But one thing generally has gone unchanged on these vehicles the tires.
Goodyear, however, changed that this week at the Geneva International Motor Show, revealing spherical tires as its vision for the tires of future autonomous vehicles. The tires, called the Eagle-360, are essentially large rubber balls.
These tires wouldn't connect to the vehicle's axles; instead they would magnetically levitate under the vehicle. A battery inside the wheels would power their movement. These batteries would charge wirelessly from the car body as well as regenerative braking.
The tire treads would also have unique designs based on a vehicle's location and habits. Does a car drive a lot in the city or on highways? A pattern would be selected to provide the best performance for those circumstances.
The tires would also include sensors that communicate road and water conditions to other vehicles. So the wheels on one car might rotate to use a different part of their tread perhaps one built for wet conditions after receiving word from a car ahead of an approaching slick patch.

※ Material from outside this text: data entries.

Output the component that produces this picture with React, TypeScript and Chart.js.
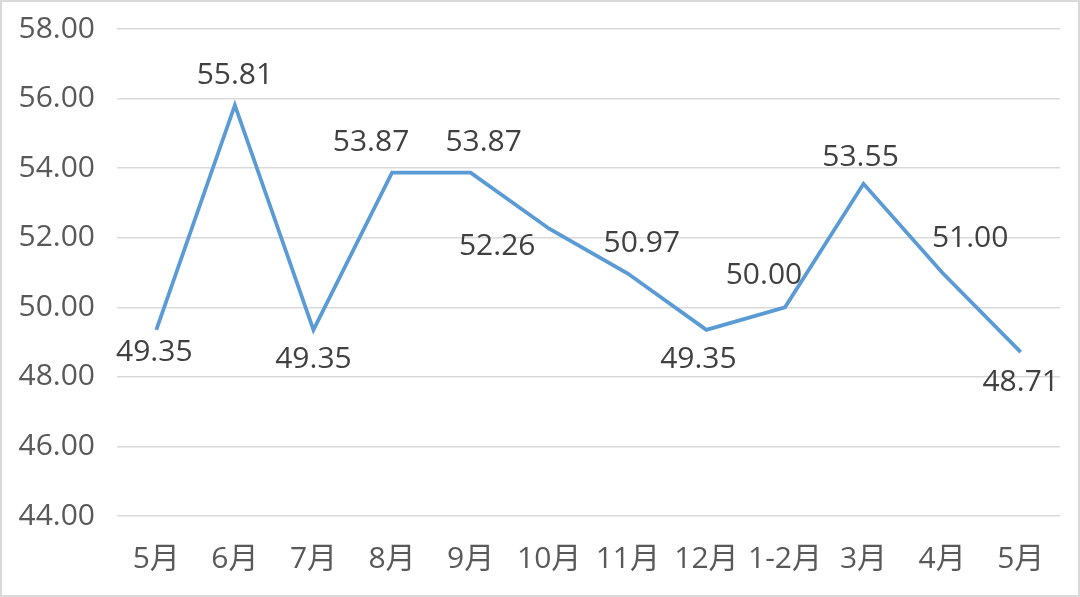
import React, { useEffect, useRef } from "react";
import { Chart, registerables } from "chart.js";

Chart.register(...registerables);

const categories = ["5月", "6月", "7月", "8月", "9月", "10月", "11月", "12月", "1-2月", "3月", "4月", "5月"];
const values = [49.35, 55.81, 49.35, 53.87, 53.87, 52.26, 50.97, 49.35, 50.0, 53.55, 51.0, 48.71];
const yTicks = [44, 46, 48, 50, 52, 54, 56, 58];

// label offsets (dx, dy) relative to each point, matching reference placement
const labelOffsets: [number, number][] = [
  [-2, 23], [0, -30], [0, 30], [-21, -30], [13, -30], [-52, 18],
  [14, -30], [-8, 30], [-21, -32], [-3, -26], [28, -34], [0, 30],
];

const FONT = '"Open Sans", "Noto Sans CJK SC", sans-serif';

const dataLabelPlugin = {
  id: "dataLabels",
  afterDatasetsDraw(chart: any) {
    const ctx = chart.ctx;
    const meta = chart.getDatasetMeta(0);
    ctx.save();
    ctx.font = `30px ${FONT}`;
    ctx.fillStyle = "#404040";
    ctx.textAlign = "center";
    ctx.textBaseline = "middle";
    meta.data.forEach((pt: any, i: number) => {
      const [dx, dy] = labelOffsets[i];
      ctx.fillText(values[i].toFixed(2), pt.x + dx, pt.y + dy);
    });
    ctx.restore();
  },
};

export default function App() {
  const ref = useRef<HTMLCanvasElement>(null);
  useEffect(() => {
    document.body.style.margin = "0";
    const chart = new Chart(ref.current!, {
      type: "line",
      data: {
        labels: categories,
        datasets: [
          {
            data: values,
            borderColor: "#5B9BD5",
            borderWidth: 3.75,
            pointRadius: 0,
            tension: 0,
            fill: false,
          },
        ],
      },
      options: {
        animation: false,
        responsive: false,
        devicePixelRatio: 1,
        layout: { padding: { left: 0, top: 29, right: 20, bottom: 0 } },
        plugins: { legend: { display: false }, tooltip: { enabled: false } },
        scales: {
          x: {
            offset: true,
            grid: { display: false, drawTicks: false },
            border: { display: false },
            ticks: {
              color: "#595959",
              font: { size: 30, family: FONT },
              padding: 25,
              maxRotation: 0,
              autoSkip: false,
            },
            afterFit: (s: any) => {
              s.height = 81;
              s.paddingLeft = 0;
              s.paddingRight = 0;
            },
          },
          y: {
            min: 44,
            max: 58,
            afterBuildTicks: (s: any) => { s.ticks = yTicks.map((v) => ({ value: v })); },
            grid: { color: "#d9d9d9", lineWidth: 1.5, drawTicks: false },
            border: { display: false },
            ticks: {
              color: "#595959",
              font: { size: 30, family: FONT },
              padding: 22,
              callback: (v: any) => Number(v).toFixed(2),
            },
            afterFit: (s: any) => {
              s.width = 117;
              s.paddingTop = 0;
              s.paddingBottom = 0;
            },
          },
        },
      },
      plugins: [dataLabelPlugin],
    });
    return () => chart.destroy();
  }, []);
  return (
    <div style={{ position: "relative", width: 1080, height: 597, background: "#fff" }}>
      <canvas ref={ref} width={1080} height={597} style={{ display: "block" }} />
      <div
        style={{
          position: "absolute",
          inset: 0,
          border: "2px solid #d9d9d9",
          pointerEvents: "none",
        }}
      />
    </div>
  );
}
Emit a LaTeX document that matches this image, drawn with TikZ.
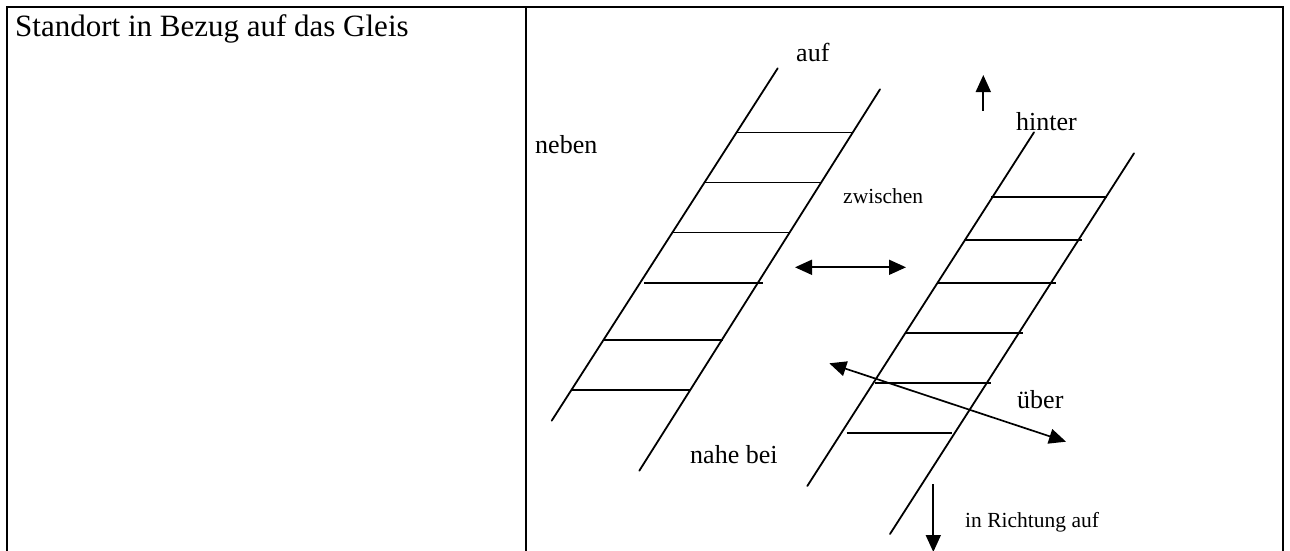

The tires would also monitor their own wear and tear, so the 360-degree tires would rotate regularly to spread wear evenly in order to maximize the tire's life.
And for the record, the wheels wouldn't even turn in a traditional sense. The balls would just begin rolling in a different direction. Goodyear points to benefits such as more efficient, densely packed parking lots because cars could turn at 90-degree angles rather than the traditional wider turns that require broader lanes.